══ Given material ══
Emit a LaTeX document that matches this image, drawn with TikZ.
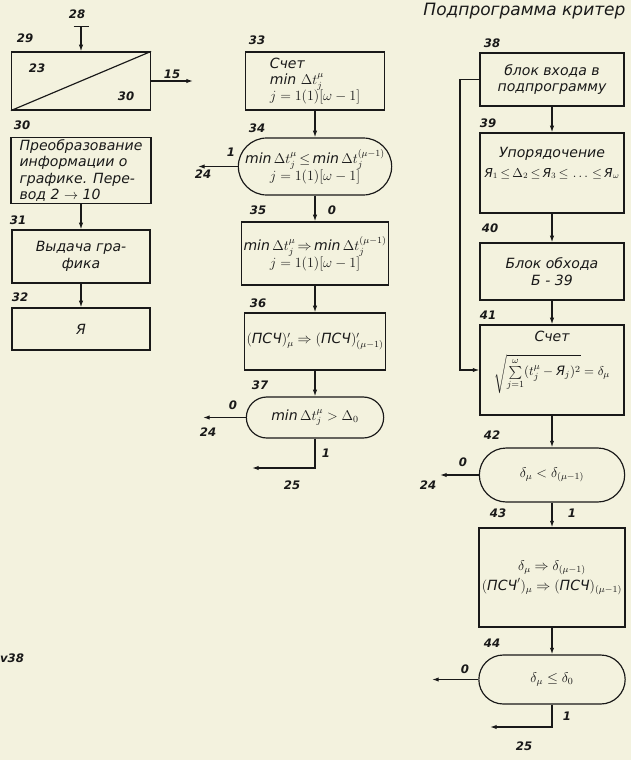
\documentclass[tikz,border=0pt]{standalone}
\usepackage{amsmath,amssymb}
\usepackage{fontspec}
\setmainfont{DejaVu Sans}
\usepackage{tikz}
\usetikzlibrary{arrows.meta,shapes.misc}
\definecolor{paper}{RGB}{243,242,222}
\definecolor{ink}{RGB}{25,25,25}

\begin{document}
\begin{tikzpicture}[x=0.3mm,y=-0.3mm,
  font=\fontsize{12}{14}\selectfont\itshape,
  line width=1pt, draw=ink, text=ink,
  blk/.style 2 args={draw,rectangle,inner sep=2pt,minimum width=#1*0.3mm,minimum height=#2*0.3mm,align=center},
  trm/.style 2 args={draw,rounded rectangle,inner sep=2pt,minimum width=#1*0.3mm,minimum height=#2*0.3mm,align=center},
  num/.style={font=\fontsize{10}{12}\selectfont\bfseries\itshape},
  arr/.style={-{Latex[length=2mm,width=1.3mm]}}]
% page: 631 x 760 px, 1 px = 0.3 mm
\useasboundingbox (0,0) rectangle (631,760);
\fill[paper] (0,0) rectangle (631,760);
\node[anchor=west, font=\fontsize{14.5}{16}\selectfont\itshape] (title) at (419,11) {Подпрограмма критер};

% left column (29--32)
\node[blk={139}{58}] (b29) at (81,81) {};
\draw (b29.south west) -- (b29.north east);
\node[num] (n23) at (37,68) {23};
\node[num] (n30i) at (126,96) {30};
\node[num] (l28) at (77,14) {28};
\coordinate (c28) at (81,26);
\draw[{Bar[width=4.5mm]}-{Latex[length=2mm,width=1.3mm]}] (c28) -- (b29.north);
\node[num] (l15) at (172,74) {15};
\coordinate (c15) at (193,81);
\draw[arr] (b29.east) -- (c15);
\node[blk={140}{65}, align=left] (b30) at (81,170.5) {Преобразование\\информации о\\графике. Пере-\\вод 2 $\rightarrow$ 10};
\node[blk={138}{53}] (b31) at (81,256.5) {Выдача гра-\\фика};
\node[blk={138}{42}] (b32) at (81,329) {Я};
\draw[arr] (b30.south) -- (b31.north);
\draw[arr] (b31.south) -- (b32.north);
\node[num] (l29) at (25,38) {29};
\node[num] (l30) at (22,125) {30};
\node[num] (l31) at (18,220) {31};
\node[num] (l32) at (20,297) {32};
\node[num] (v38) at (12,658) {v38};

% middle column (33--37)
\node[blk={139}{58}, align=left] (b33) at (315,81) {Счет\\$\mathit{min}\ \Delta t_j^{\mu}$\\$j=1(1)[\omega-1]$};
\node[trm={158}{57}] (t34) at (315,166.5) {$\mathit{min}\,\Delta t_j^{\mu}{\,\le\,}\mathit{min}\,\Delta t_j^{(\mu-1)}$\\$j=1(1)[\omega-1]$};
\node[blk={138}{63}] (b35) at (315,253.5) {$\mathit{min}\,\Delta t_j^{\mu}{\,\Rightarrow\,}\mathit{min}\,\Delta t_j^{(\mu-1)}$\\$j=1(1)[\omega-1]$};
\node[blk={138}{57}] (b36) at (315,341.5) {$(\text{ПСЧ})'_{\mu}\Rightarrow(\text{ПСЧ})'_{(\mu-1)}$};
\node[trm={142}{41}] (t37) at (315,417.5) {$\mathit{min}\,\Delta t_j^{\mu}>\Delta_0$};
\draw[arr] (b33.south) -- (t34.north);
\draw[arr] (t34.south) -- (b35.north);
\draw[arr] (b35.south) -- (b36.north);
\draw[arr] (b36.south) -- (t37.north);
\coordinate (e34) at (198,166.5);
\coordinate (e37) at (203,417.5);
\coordinate (e37b) at (252,468);
\draw[arr] (t34.west) -- (e34);
\draw[arr] (t37.west) -- (e37);
\draw[arr] (t37.south) |- (e37b);
\node[num] (l33) at (257,40) {33};
\node[num] (l34) at (257,128) {34};
\node[num] (l35) at (258,210) {35};
\node[num] (o35) at (332,210) {0};
\node[num] (l36) at (258,303) {36};
\node[num] (l37) at (260,385) {37};
\node[num] (o34) at (231,152) {1};
\node[num] (g34) at (203,174) {24};
\node[num] (o37) at (233,405) {0};
\node[num] (g37) at (208,432) {24};
\node[num] (i37) at (326,453) {1};
\node[num] (g37b) at (292,485) {25};

% right column (38--44)
\node[blk={144}{53}] (b38) at (552,79.5) {блок входа в\\подпрограмму};
\node[blk={144}{80}] (b39) at (552,173) {};
\node[anchor=north, align=center] (t39) at ([yshift=-3mm]b39.north) {Упорядочение\\[3pt]{\fontsize{10.5}{12}\selectfont$\text{Я}_1{\,\le\,}\Delta_2{\,\le\,}\text{Я}_3{\,\le\,}\ldots{\,\le\,}\text{Я}_{\omega}$}};
\node[blk={144}{57}] (b40) at (552,271.5) {Блок обхода\\Б - 39};
\node[blk={144}{90}] (b41) at (552,370) {};
\node[anchor=north, align=center] (t41) at ([yshift=-0.5mm]b41.north) {Счет\\[10pt]{\fontsize{11}{13}\selectfont$\sqrt{\sum\limits_{j=1}^{\omega}(t_j^{\mu}-\text{Я}_j)^2}=\delta_{\mu}$}};
\node[trm={150}{54}] (t42) at (552,475) {$\delta_{\mu}<\delta_{(\mu-1)}$};
\node[blk={146}{99}] (b43) at (552,577.5) {$\delta_{\mu}\Rightarrow\delta_{(\mu-1)}$\\[2pt]$(\text{ПСЧ}')_{\mu}\Rightarrow(\text{ПСЧ})_{(\mu-1)}$};
\node[trm={151}{49}] (t44) at (552,679.5) {$\delta_{\mu}\le\delta_0$};
\draw[arr] (b38.south) -- (b39.north);
\draw[arr] (b39.south) -- (b40.north);
\draw[arr] (b40.south) -- (b41.north);
\draw[arr] (b41.south) -- (t42.north);
\draw[arr] (t42.south) -- (b43.north);
\draw[arr] (b43.south) -- (t44.north);
\coordinate (lp) at (460,370);
\draw[arr] (b38.west) -| (lp) -- (b41.west);
\coordinate (e42) at (440,475);
\coordinate (e44) at (432,679.5);
\coordinate (e44b) at (490,727);
\draw[arr] (t42.west) -- (e42);
\draw[arr] (t44.west) -- (e44);
\draw[arr] (t44.south) |- (e44b);
\node[num] (l38) at (492,43) {38};
\node[num] (l39) at (488,123) {39};
\node[num] (l40) at (490,228) {40};
\node[num] (l41) at (488,315) {41};
\node[num] (l42) at (492,435) {42};
\node[num] (l43) at (498,513) {43};
\node[num] (i42) at (572,513) {1};
\node[num] (l44) at (492,643) {44};
\node[num] (o42) at (463,462) {0};
\node[num] (g42) at (428,485) {24};
\node[num] (o44) at (465,669) {0};
\node[num] (i44) at (567,716) {1};
\node[num] (g44) at (524,746) {25};
\end{tikzpicture}
\end{document}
═══
Problem: Write the listing above out again exactly, dropping each image.

Written answer:
Emit a LaTeX document that matches this image, drawn with TikZ.
\documentclass[tikz,border=0pt]{standalone}
\usepackage{amsmath,amssymb}
\usepackage{fontspec}
\setmainfont{DejaVu Sans}
\usepackage{tikz}
\usetikzlibrary{arrows.meta,shapes.misc}
\definecolor{paper}{RGB}{243,242,222}
\definecolor{ink}{RGB}{25,25,25}

\begin{document}
\begin{tikzpicture}[x=0.3mm,y=-0.3mm,
  font=\fontsize{12}{14}\selectfont\itshape,
  line width=1pt, draw=ink, text=ink,
  blk/.style 2 args={draw,rectangle,inner sep=2pt,minimum width=#1*0.3mm,minimum height=#2*0.3mm,align=center},
  trm/.style 2 args={draw,rounded rectangle,inner sep=2pt,minimum width=#1*0.3mm,minimum height=#2*0.3mm,align=center},
  num/.style={font=\fontsize{10}{12}\selectfont\bfseries\itshape},
  arr/.style={-{Latex[length=2mm,width=1.3mm]}}]
% page: 631 x 760 px, 1 px = 0.3 mm
\useasboundingbox (0,0) rectangle (631,760);
\fill[paper] (0,0) rectangle (631,760);
\node[anchor=west, font=\fontsize{14.5}{16}\selectfont\itshape] (title) at (419,11) {Подпрограмма критер};

% left column (29--32)
\node[blk={139}{58}] (b29) at (81,81) {};
\draw (b29.south west) -- (b29.north east);
\node[num] (n23) at (37,68) {23};
\node[num] (n30i) at (126,96) {30};
\node[num] (l28) at (77,14) {28};
\coordinate (c28) at (81,26);
\draw[{Bar[width=4.5mm]}-{Latex[length=2mm,width=1.3mm]}] (c28) -- (b29.north);
\node[num] (l15) at (172,74) {15};
\coordinate (c15) at (193,81);
\draw[arr] (b29.east) -- (c15);
\node[blk={140}{65}, align=left] (b30) at (81,170.5) {Преобразование\\информации о\\графике. Пере-\\вод 2 $\rightarrow$ 10};
\node[blk={138}{53}] (b31) at (81,256.5) {Выдача гра-\\фика};
\node[blk={138}{42}] (b32) at (81,329) {Я};
\draw[arr] (b30.south) -- (b31.north);
\draw[arr] (b31.south) -- (b32.north);
\node[num] (l29) at (25,38) {29};
\node[num] (l30) at (22,125) {30};
\node[num] (l31) at (18,220) {31};
\node[num] (l32) at (20,297) {32};
\node[num] (v38) at (12,658) {v38};

% middle column (33--37)
\node[blk={139}{58}, align=left] (b33) at (315,81) {Счет\\$\mathit{min}\ \Delta t_j^{\mu}$\\$j=1(1)[\omega-1]$};
\node[trm={158}{57}] (t34) at (315,166.5) {$\mathit{min}\,\Delta t_j^{\mu}{\,\le\,}\mathit{min}\,\Delta t_j^{(\mu-1)}$\\$j=1(1)[\omega-1]$};
\node[blk={138}{63}] (b35) at (315,253.5) {$\mathit{min}\,\Delta t_j^{\mu}{\,\Rightarrow\,}\mathit{min}\,\Delta t_j^{(\mu-1)}$\\$j=1(1)[\omega-1]$};
\node[blk={138}{57}] (b36) at (315,341.5) {$(\text{ПСЧ})'_{\mu}\Rightarrow(\text{ПСЧ})'_{(\mu-1)}$};
\node[trm={142}{41}] (t37) at (315,417.5) {$\mathit{min}\,\Delta t_j^{\mu}>\Delta_0$};
\draw[arr] (b33.south) -- (t34.north);
\draw[arr] (t34.south) -- (b35.north);
\draw[arr] (b35.south) -- (b36.north);
\draw[arr] (b36.south) -- (t37.north);
\coordinate (e34) at (198,166.5);
\coordinate (e37) at (203,417.5);
\coordinate (e37b) at (252,468);
\draw[arr] (t34.west) -- (e34);
\draw[arr] (t37.west) -- (e37);
\draw[arr] (t37.south) |- (e37b);
\node[num] (l33) at (257,40) {33};
\node[num] (l34) at (257,128) {34};
\node[num] (l35) at (258,210) {35};
\node[num] (o35) at (332,210) {0};
\node[num] (l36) at (258,303) {36};
\node[num] (l37) at (260,385) {37};
\node[num] (o34) at (231,152) {1};
\node[num] (g34) at (203,174) {24};
\node[num] (o37) at (233,405) {0};
\node[num] (g37) at (208,432) {24};
\node[num] (i37) at (326,453) {1};
\node[num] (g37b) at (292,485) {25};

% right column (38--44)
\node[blk={144}{53}] (b38) at (552,79.5) {блок входа в\\подпрограмму};
\node[blk={144}{80}] (b39) at (552,173) {};
\node[anchor=north, align=center] (t39) at ([yshift=-3mm]b39.north) {Упорядочение\\[3pt]{\fontsize{10.5}{12}\selectfont$\text{Я}_1{\,\le\,}\Delta_2{\,\le\,}\text{Я}_3{\,\le\,}\ldots{\,\le\,}\text{Я}_{\omega}$}};
\node[blk={144}{57}] (b40) at (552,271.5) {Блок обхода\\Б - 39};
\node[blk={144}{90}] (b41) at (552,370) {};
\node[anchor=north, align=center] (t41) at ([yshift=-0.5mm]b41.north) {Счет\\[10pt]{\fontsize{11}{13}\selectfont$\sqrt{\sum\limits_{j=1}^{\omega}(t_j^{\mu}-\text{Я}_j)^2}=\delta_{\mu}$}};
\node[trm={150}{54}] (t42) at (552,475) {$\delta_{\mu}<\delta_{(\mu-1)}$};
\node[blk={146}{99}] (b43) at (552,577.5) {$\delta_{\mu}\Rightarrow\delta_{(\mu-1)}$\\[2pt]$(\text{ПСЧ}')_{\mu}\Rightarrow(\text{ПСЧ})_{(\mu-1)}$};
\node[trm={151}{49}] (t44) at (552,679.5) {$\delta_{\mu}\le\delta_0$};
\draw[arr] (b38.south) -- (b39.north);
\draw[arr] (b39.south) -- (b40.north);
\draw[arr] (b40.south) -- (b41.north);
\draw[arr] (b41.south) -- (t42.north);
\draw[arr] (t42.south) -- (b43.north);
\draw[arr] (b43.south) -- (t44.north);
\coordinate (lp) at (460,370);
\draw[arr] (b38.west) -| (lp) -- (b41.west);
\coordinate (e42) at (440,475);
\coordinate (e44) at (432,679.5);
\coordinate (e44b) at (490,727);
\draw[arr] (t42.west) -- (e42);
\draw[arr] (t44.west) -- (e44);
\draw[arr] (t44.south) |- (e44b);
\node[num] (l38) at (492,43) {38};
\node[num] (l39) at (488,123) {39};
\node[num] (l40) at (490,228) {40};
\node[num] (l41) at (488,315) {41};
\node[num] (l42) at (492,435) {42};
\node[num] (l43) at (498,513) {43};
\node[num] (i42) at (572,513) {1};
\node[num] (l44) at (492,643) {44};
\node[num] (o42) at (463,462) {0};
\node[num] (g42) at (428,485) {24};
\node[num] (o44) at (465,669) {0};
\node[num] (i44) at (567,716) {1};
\node[num] (g44) at (524,746) {25};
\end{tikzpicture}
\end{document}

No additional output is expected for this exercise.